OrKidstra helps youth find their way

Story and photo by Ellen Bond

The group of youth settles down, instruments at the ready. Together, they begin practising pieces from A Charlie Brown Christmas. It sounds almost like an orchestra.

In a way, that’s the whole point behind OrKidstra, a social development program that helps empower kids and builds community through music. Youth play all the instruments found in a regular orchestra, and while they do play classical music, they also explore world, pop, folk and other traditional music.

Among them is Noah Linson-Hudson, a 14-year-old Kitchissippi resident who plays the cello.

Noah Linson-Hudson, a 14-year-old Kitchissippi resident holds his cello.
Noah Linson-Hudson, a 14-year-old Kitchissippi resident, plays the cello with OrKidstra.

“It’s something so wonderful to look forward to at the end of each day,” says Noah, who is featured as our HOK this month.

Noah attends the after-school programs at the Bronson Centre twice a week and if it was possible, he would attend every day.

“We have some students where music has been a transformative power in their lives,” says Rebecca Russell, development and communications officer for OrKidstra, and herself a Kitchissippi resident. “Music can help kids grow like nothing else can.”

OrKidstra started back in 2007, designed for kids from underserved communities to help them build life skills through learning music together. It’s open to youth between the ages of five to 18.

By playing an instrument or singing, and coming together with music, they learn skills like teamwork.
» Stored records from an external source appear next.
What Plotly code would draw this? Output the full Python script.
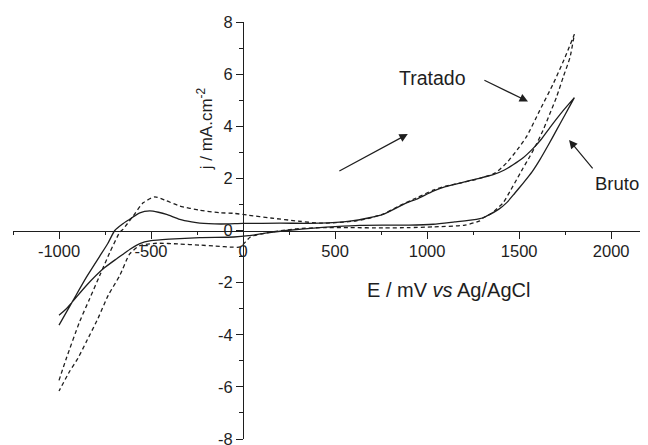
import plotly.graph_objects as go

# ---- Data ----
bruto_fwd_E = [-1000, -925, -851, -780, -735, -697, -655, -616, -561, -507, -460, -416, -344, -280, -235, -120, 0, 200, 417, 580, 680, 761, 888, 942, 1033, 1100, 1178, 1270, 1359, 1420, 1467, 1520, 1576, 1620, 1667, 1739, 1800]
bruto_fwd_j = [-3.63, -2.7, -1.79, -1.0, -0.5, 0.0, 0.25, 0.43, 0.68, 0.75, 0.70, 0.62, 0.43, 0.33, 0.28, 0.25, 0.27, 0.28, 0.28, 0.36, 0.48, 0.62, 1.06, 1.2, 1.51, 1.68, 1.82, 1.98, 2.14, 2.32, 2.52, 2.78, 3.15, 3.5, 3.95, 4.6, 5.1]
bruto_rev_E = [1800, 1750, 1703, 1660, 1612, 1570, 1522, 1475, 1431, 1390, 1341, 1300, 1268, 1150, 1033, 900, 761, 634, 500, 400, 236, 120, 30, -50, -235, -400, -500, -561, -610, -650, -688, -760, -850, -960, -1000]
bruto_rev_j = [5.1, 4.45, 3.85, 3.3, 2.71, 2.25, 1.82, 1.42, 1.06, 0.82, 0.62, 0.48, 0.43, 0.33, 0.24, 0.21, 0.21, 0.2, 0.15, 0.1, 0.0, -0.1, -0.2, -0.25, -0.27, -0.33, -0.39, -0.5, -0.7, -0.9, -1.09, -1.47, -2.1, -3.0, -3.25]

tratado_fwd_E = [-1000, -960, -888, -833, -779, -724, -670, -652, -597, -543, -480, -420, -344, -235, -127, -54, 27, 150, 300, 417, 500, 616, 700, 761, 850, 942, 1033, 1100, 1178, 1270, 1368, 1431, 1490, 1540, 1612, 1685, 1749, 1800]
tratado_fwd_j = [-5.75, -4.9, -3.5, -2.61, -1.73, -0.84, -0.07, 0.05, 0.56, 1.06, 1.29, 1.15, 0.94, 0.78, 0.68, 0.66, 0.59, 0.48, 0.36, 0.28, 0.3, 0.37, 0.5, 0.63, 0.95, 1.25, 1.55, 1.7, 1.82, 1.97, 2.2, 2.59, 3.1, 3.6, 4.61, 5.63, 6.64, 7.53]
tratado_rev_E = [1800, 1776, 1740, 1703, 1665, 1630, 1595, 1558, 1520, 1486, 1450, 1413, 1370, 1341, 1305, 1286, 1200, 1033, 900, 761, 580, 417, 300, 236, 120, 40, -15, -54, -150, -235, -344, -471, -561, -616, -670, -733, -788, -851, -897, -942, -1000]
tratado_rev_j = [7.53, 6.64, 5.9, 5.12, 4.45, 3.85, 3.33, 2.84, 2.38, 1.95, 1.5, 1.06, 0.78, 0.62, 0.49, 0.37, 0.2, 0.14, 0.11, 0.1, 0.11, 0.11, 0.07, 0.02, -0.1, -0.25, -0.63, -0.64, -0.6, -0.56, -0.52, -0.49, -0.58, -0.9, -1.73, -2.49, -3.37, -4.26, -4.9, -5.4, -6.16]

x_tickvals = [-1000, -500, 0, 500, 1000, 1500, 2000]
x_ticktext = ["-1000", "-500", "0", "500", "1000", "1500", "2000"]
y_tickvals = [-8, -6, -4, -2, 0, 2, 4, 6, 8]
y_ticktext = ["-8", "-6", "-4", "-2", "0", "2", "4", "6", "8"]

X_RANGE = [-1250, 2200]
Y_RANGE = [-8, 8]

FONT = "Liberation Sans, Arial, Helvetica, sans-serif"
INK = "#1e1e1e"

fig = go.Figure()
fig.add_trace(go.Scatter(x=bruto_fwd_E + bruto_rev_E, y=bruto_fwd_j + bruto_rev_j,
                         mode="lines", line=dict(color=INK, width=1.3, shape="spline", smoothing=0.6),
                         name="Bruto", showlegend=False))
fig.add_trace(go.Scatter(x=tratado_fwd_E + tratado_rev_E, y=tratado_fwd_j + tratado_rev_j,
                         mode="lines", line=dict(color=INK, width=1.3, dash="4px,3px", shape="spline", smoothing=0.6),
                         name="Tratado", showlegend=False))

yaxis_pos = (0 - X_RANGE[0]) / (X_RANGE[1] - X_RANGE[0])
xaxis_pos = (0 - Y_RANGE[0]) / (Y_RANGE[1] - Y_RANGE[0])

# the page body adds an 8 px offset; margins compensate for it
fig.update_layout(
    width=648, height=445,
    margin=dict(l=5, r=8, t=13, b=11),
    paper_bgcolor="white", plot_bgcolor="white",
    font=dict(family=FONT, color=INK, size=16.5),
    xaxis=dict(range=X_RANGE, anchor="free", position=xaxis_pos,
               showline=True, linecolor=INK, linewidth=1.2,
               showgrid=False, zeroline=False,
               ticks="outside", ticklen=7, tickwidth=1.2, tickcolor=INK,
               tickmode="array", tickvals=x_tickvals, ticktext=x_ticktext,
               ticklabelstandoff=-1,
               tickfont=dict(size=16.5, color=INK, family=FONT),
               minor=dict(tickmode="linear", tick0=0, dtick=250, ticks="outside",
                          ticklen=3.5, tickwidth=1.2, tickcolor=INK, showgrid=False)),
    yaxis=dict(range=Y_RANGE, anchor="free", position=yaxis_pos,
               showline=True, linecolor=INK, linewidth=1.2,
               showgrid=False, zeroline=False,
               ticks="outside", ticklen=7, tickwidth=1.2, tickcolor=INK,
               tickmode="array", tickvals=y_tickvals, ticktext=y_ticktext,
               tickfont=dict(size=16.5, color=INK, family=FONT),
               minor=dict(tickmode="linear", tick0=0, dtick=1, ticks="outside",
                          ticklen=3.5, tickwidth=1.2, tickcolor=INK, showgrid=False)),
)

# Axis titles
fig.add_annotation(x=1118, y=-2.3, xref="x", yref="y",
                   text="E / mV <i>vs</i> Ag/AgCl", showarrow=False,
                   font=dict(size=20, family=FONT, color=INK))
fig.add_annotation(x=-210, y=3.9, xref="x", yref="y",
                   text="j / mA.cm<sup>-2</sup>", textangle=-90, showarrow=False,
                   font=dict(size=17, family=FONT, color=INK))

# Labels with arrows
fig.add_annotation(x=1031, y=5.87, xref="x", yref="y", text="Tratado", showarrow=False,
                   font=dict(size=19.5, family=FONT, color=INK))
fig.add_annotation(x=1548, y=4.95, ax=1303, ay=5.79, xref="x", yref="y", axref="x", ayref="y",
                   text="", showarrow=True, arrowhead=2, arrowsize=1.4, arrowwidth=1.2, arrowcolor=INK)
fig.add_annotation(x=1905, y=1.80, xref="x", yref="y", xanchor="left", text="Bruto", showarrow=False,
                   borderpad=0, font=dict(size=18.5, family=FONT, color=INK))
fig.add_annotation(x=1771, y=3.47, ax=1906, ay=2.33, xref="x", yref="y", axref="x", ayref="y",
                   text="", showarrow=True, arrowhead=2, arrowsize=1.4, arrowwidth=1.2, arrowcolor=INK)
fig.add_annotation(x=895, y=3.70, ax=515, ay=2.25, xref="x", yref="y", axref="x", ayref="y",
                   text="", showarrow=True, arrowhead=2, arrowsize=1.4, arrowwidth=1.2, arrowcolor=INK)

fig.write_html("out.html")
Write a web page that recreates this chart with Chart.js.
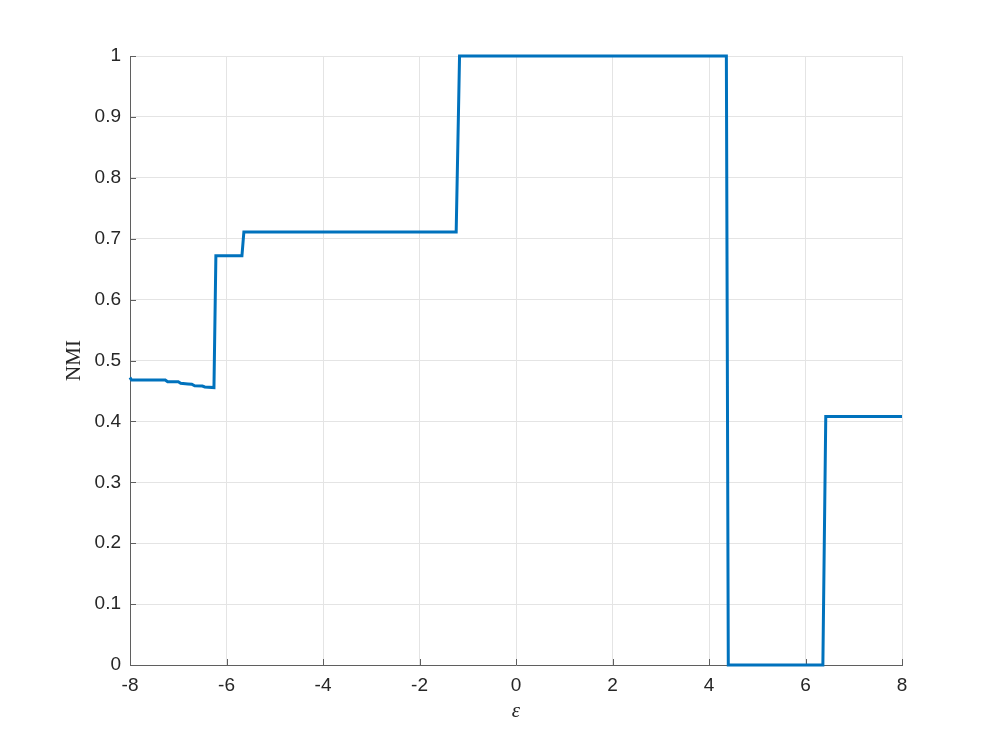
<!DOCTYPE html>
<html>
<head>
<meta charset="utf-8">
<script src="https://cdn.jsdelivr.net/npm/chart.js@4.4.1/dist/chart.umd.min.js"></script>
<style>
html,body{margin:0;padding:0;background:#fff;}
canvas{display:block;}
</style>
</head>
<body>
<canvas id="c" width="997" height="747"></canvas>
<script>
const epsValues = [-8, -7.97, -7.27, -7.22, -7.0, -6.95, -6.8, -6.72, -6.66, -6.5, -6.45, -6.26, -6.22, -5.68, -5.64, -1.24, -1.17, 4.36, 4.40, 6.36, 6.42, 8];
const nmiValues = [0.472, 0.468, 0.468, 0.465, 0.465, 0.4625, 0.4615, 0.461, 0.4585, 0.458, 0.4565, 0.4555, 0.672, 0.672, 0.711, 0.711, 1, 1, 0, 0, 0.408, 0.408];
const xTicks = [-8, -6, -4, -2, 0, 2, 4, 6, 8];
const yTicks = [0, 0.1, 0.2, 0.3, 0.4, 0.5, 0.6, 0.7, 0.8, 0.9, 1];
const yTickLabels = ['0', '0.1', '0.2', '0.3', '0.4', '0.5', '0.6', '0.7', '0.8', '0.9', '1'];

const points = epsValues.map((x, i) => ({x: x, y: nmiValues[i]}));

const axisColor = '#5f5f5f';
const gridColor = '#e4e4e4';
const textColor = '#262626';

const inwardTicks = {
  id: 'inwardTicks',
  beforeDatasetsDraw(chart) {
    const ctx = chart.ctx;
    const xs = chart.scales.x, ys = chart.scales.y;
    const a = chart.chartArea;
    const len = 6;
    ctx.save();
    ctx.strokeStyle = axisColor;
    ctx.lineWidth = 1;
    ctx.beginPath();
    xTicks.forEach(v => {
      const px = Math.round(xs.getPixelForValue(v)) + 0.5;
      ctx.moveTo(px, a.bottom);
      ctx.lineTo(px, a.bottom - len);
    });
    yTicks.forEach(v => {
      const py = Math.round(ys.getPixelForValue(v)) + 0.5;
      ctx.moveTo(a.left, py);
      ctx.lineTo(a.left + len, py);
    });
    ctx.stroke();
    ctx.restore();
  }
};

new Chart(document.getElementById('c'), {
  type: 'line',
  data: {
    datasets: [{
      data: points,
      borderColor: '#0072BD',
      borderWidth: 3,
      pointRadius: 0,
      fill: false,
      tension: 0,
      clip: 6
    }]
  },
  options: {
    responsive: false,
    animation: false,
    devicePixelRatio: 1,
    layout: {padding: {top: 56, right: 95, left: 0, bottom: 0}},
    plugins: {legend: {display: false}, tooltip: {enabled: false}},
    scales: {
      x: {
        type: 'linear',
        min: -8, max: 8,
        afterBuildTicks: s => { s.ticks = xTicks.map(v => ({value: v})); },
        afterFit: s => { s.height = 82; },
        grid: {color: gridColor, drawTicks: false, lineWidth: 1},
        border: {color: axisColor, width: 1},
        ticks: {
          color: textColor,
          font: {family: '"Liberation Sans", Arial, sans-serif', size: 19},
          padding: 9,
          maxRotation: 0,
          callback: v => String(v)
        },
        title: {
          display: true,
          text: 'ε',
          color: textColor,
          font: {family: '"Liberation Serif", "DejaVu Serif", serif', size: 21, style: 'italic'},
          padding: {top: 0, bottom: 23}
        }
      },
      y: {
        type: 'linear',
        min: 0, max: 1,
        afterBuildTicks: s => { s.ticks = yTicks.map(v => ({value: v})); },
        afterFit: s => { s.width = 130; },
        grid: {color: gridColor, drawTicks: false, lineWidth: 1},
        border: {color: axisColor, width: 1},
        ticks: {
          color: textColor,
          font: {family: '"Liberation Sans", Arial, sans-serif', size: 19},
          padding: 9,
          callback: (v) => {
            const i = yTicks.findIndex(t => Math.abs(t - v) < 1e-9);
            return i >= 0 ? yTickLabels[i] : '';
          }
        },
        title: {
          display: true,
          text: 'NMI',
          color: textColor,
          font: {family: '"Liberation Serif", "DejaVu Serif", serif', size: 21},
          padding: {top: 62, bottom: 0}
        }
      }
    }
  },
  plugins: [inwardTicks]
});
</script>
</body>
</html>
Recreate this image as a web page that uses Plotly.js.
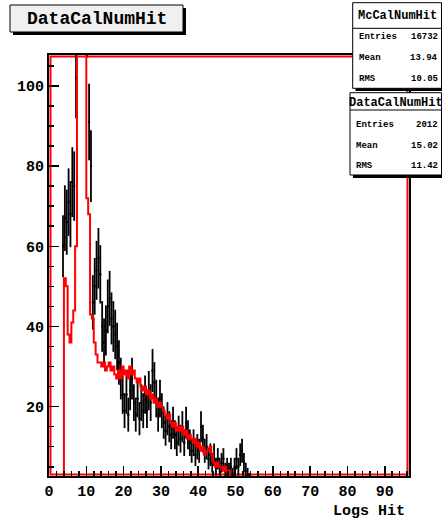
<!DOCTYPE html>
<html><head><meta charset="utf-8">
<script src="https://cdn.plot.ly/plotly-3.0.1.min.js"></script>
<style>html,body{margin:0;padding:0;background:#fff}#chart{width:442px;height:522px}</style>
</head><body><div id="chart"></div>
<script>
// ---------------- data ----------------
const binWidth = 0.5;
const dataFirstBin = 3.5;   // lower edge of first data bin
const dataCounts = [
  60, 67, 66, 71, 68, 76, 75, 102, 130, 150,
  160, 148, 130, 118, 91, 80, 46, 50, 54, 57,
  53, 40, 36, 39, 45, 47, 42, 40, 38, 35,
  31, 27, 23, 19, 23, 18, 24, 27, 21, 18,
  22, 17, 21, 19, 23, 19, 24, 21, 29, 26,
  22, 18, 22, 19, 16, 14, 17, 15, 13, 16,
  13, 11, 14, 12, 15, 11, 16, 13, 11, 9,
  11, 8, 10, 9, 15, 12, 9, 10, 7, 8,
  6, 8, 5, 7, 5, 6, 7, 4, 5, 4,
  5, 3, 5, 7, 5, 8, 9, 6, 4, 3,
  2, 1
];
const mcFirstBin = 3.5;     // lower edge of first MC bin
const mcCounts = [
  0, 52, 50, 38, 36, 41, 44, 60, 150, 220,
  250, 230, 170, 72, 68, 43, 42, 36, 33, 31,
  31, 30, 31, 29, 30, 31, 29, 30, 28, 27,
  29, 27, 30, 28, 29, 27, 30, 28, 29, 27,
  26, 27, 25, 24, 25, 23, 24, 22, 23, 21,
  22, 20, 21, 20, 19, 18, 17, 18, 16, 15,
  16, 14, 15, 14, 15, 13, 14, 12, 13, 12,
  11, 12, 10, 11, 9, 10, 8, 9, 9, 10,
  8, 6, 5, 6, 5, 5, 4, 5, 4, 4,
  0
];
const statNames = ['Entries', 'Mean', 'RMS'];
const mcStats = ['16732', '13.94', '10.05'];
const dataStats = ['2012', '15.02', '11.42'];
const histTitle = 'DataCalNumHit';
const mcName = 'McCalNumHit';
const dataName = 'DataCalNumHit';
const xTitle = 'Logs Hit';
const xTickVals = [0, 10, 20, 30, 40, 50, 60, 70, 80, 90];
const yTickVals = [20, 40, 60, 80, 100];

// ---------------- geometry helpers ----------------
const W = 442, H = 522;
const L = 49, R = 409, T = 55, B = 476;
const px = v => (v - L) / (R - L);
const py = v => (B - v) / (B - T);
const mono = 'Liberation Mono, Courier New, monospace';

const dataX = dataCounts.map((_, i) => dataFirstBin + (i + 0.5) * binWidth);
const dataErr = dataCounts.map(v => Math.sqrt(v));
const halfBin = dataCounts.map(() => binWidth / 2);
const mcX = mcCounts.map((_, i) => mcFirstBin + i * binWidth);

const traces = [
  {
    type: 'scatter', mode: 'markers', x: dataX, y: dataCounts,
    marker: {size: 2, color: 'black', symbol: 'square'},
    error_y: {type: 'data', array: dataErr, visible: true, color: 'black', thickness: 1.8, width: 0},
    error_x: {type: 'data', array: halfBin, visible: true, color: 'black', thickness: 1.5, width: 0},
    hoverinfo: 'x+y', name: dataName
  },
  {
    type: 'scatter', mode: 'lines', x: mcX, y: mcCounts,
    line: {shape: 'hv', color: '#ff0000', width: 2},
    name: mcName
  }
];

function rect(x0, y0, x1, y1, fill, lineColor, lw, layer) {
  return {type: 'rect', xref: 'paper', yref: 'paper',
    x0: px(x0), x1: px(x1), y0: py(y1), y1: py(y0),
    fillcolor: fill, line: {color: lineColor, width: lw}, layer: layer || 'above'};
}
function hline(x0, x1, y, color) {
  return {type: 'line', xref: 'paper', yref: 'paper', x0: px(x0), x1: px(x1), y0: py(y), y1: py(y),
    line: {color: color, width: 1}, layer: 'above'};
}
function txt(text, x, y, size, anchor) {
  return {text: text, xref: 'paper', yref: 'paper', x: px(x), y: py(y),
    xanchor: anchor, yanchor: 'middle', showarrow: false,
    font: {family: mono, size: size, color: 'black', weight: 'bold'}};
}

const shapes = [
  // red inner frame (MC outline)
  rect(50.5, 56.5, 407.5, 474.5, 'rgba(0,0,0,0)', '#ff0000', 2, 'below'),
  // title box with shadow
  rect(13, 8, 186, 35, 'black', 'black', 0),
  rect(10, 5, 183, 32, '#f0f0f0', 'black', 1),
  // MC stats box
  rect(355.5, 5.5, 444, 91, 'black', 'black', 0),
  rect(352.7, 2.7, 441.5, 88.3, 'white', 'black', 1),
  hline(352.7, 441.5, 28.3, 'black'),
  // Data stats box
  rect(353, 95.7, 444, 178, 'black', 'black', 0),
  rect(350, 92.7, 441.5, 175, 'white', 'black', 1),
  hline(350, 441.5, 110, 'black')
];

const annotations = [
  txt(histTitle, 96.5, 18.5, 18, 'center'),
  txt(mcName, 397, 15.5, 12, 'center'),
  txt(dataName, 395.5, 102.5, 12, 'center'),
  txt(xTitle, 407, 511, 15, 'right')
];
const mcRowsY = [37, 57.5, 79];
const dataRowsY = [125, 145.7, 165.7];
statNames.forEach((n, i) => {
  annotations.push(txt(n, 356.5, mcRowsY[i], 9, 'left'));
  annotations.push(txt(mcStats[i], 439.5, mcRowsY[i], 9, 'right'));
  annotations.push(txt(n, 354, dataRowsY[i], 9, 'left'));
  annotations.push(txt(dataStats[i], 439.5, dataRowsY[i], 9, 'right'));
});

const axisFont = {family: mono, size: 15, color: 'black', weight: 'bold'};
const layout = {
  width: W, height: H,
  margin: {l: L, r: W - R, t: T, b: H - B, pad: 0},
  paper_bgcolor: 'white', plot_bgcolor: 'white',
  showlegend: false,
  xaxis: {
    range: [0, 96.5], showgrid: false, zeroline: false,
    showline: true, mirror: true, linecolor: 'black', linewidth: 2,
    tickmode: 'array', tickvals: xTickVals, ticktext: xTickVals.map(String),
    ticks: 'inside', ticklen: 10, tickwidth: 1.5, tickcolor: 'black',
    tickfont: axisFont,
    minor: {dtick: 2, ticks: 'inside', ticklen: 5, tickwidth: 1.5, tickcolor: 'black', showgrid: false}
  },
  yaxis: {
    range: [2.7, 107.7], showgrid: false, zeroline: false,
    showline: true, mirror: true, linecolor: 'black', linewidth: 2,
    tickmode: 'array', tickvals: yTickVals, ticktext: yTickVals.map(String),
    ticks: 'inside', ticklen: 10, tickwidth: 1.5, tickcolor: 'black',
    tickfont: axisFont,
    minor: {dtick: 5, ticks: 'inside', ticklen: 5, tickwidth: 1.5, tickcolor: 'black', showgrid: false}
  },
  shapes: shapes,
  annotations: annotations
};

Plotly.newPlot('chart', traces, layout, {staticPlot: true, displayModeBar: false});
</script>
</body></html>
They build their self-confidence, their listening skills, problem solving skills, responsibility for taking care of your instrument and this helps OrKidstra kids reach for success in their future careers.

OrKidstra is very proud that 100% of the kids in their program have graduated from high school. These kids are now studying biology, commerce, neuroscience, marketing, business and a few are studying music.

“Playing an instrument can help the brain grow and develop in very different ways according to some research I have read recently,” says Rebecca.

They have all found their passions through their lives and OrKIDstra has helped them along the way. Rebecca explains that there are high expectations placed on the kids in the program and they are guided to achieve their goals and to adhere to the time limits put on them.

The skills learned, such as time management, are transferable to their life after the program. There are 850 kids enrolled in OrKidstra, in both in-school and after-school programs.

If you want to see the OrKidstra program in action, plan to attend their Centretown Hub Holiday Concert on Wednesday, December 18 at the Carleton Dominion-Chalmers Centre (355 Cooper St). The show begins at 6:30 p.m. There is no fee to attend the concert, but donations to OrKidstra are always welcome.


Kitchissippi resident Rebecca Russell says OrKidstra can be transformative for kids involved in the program.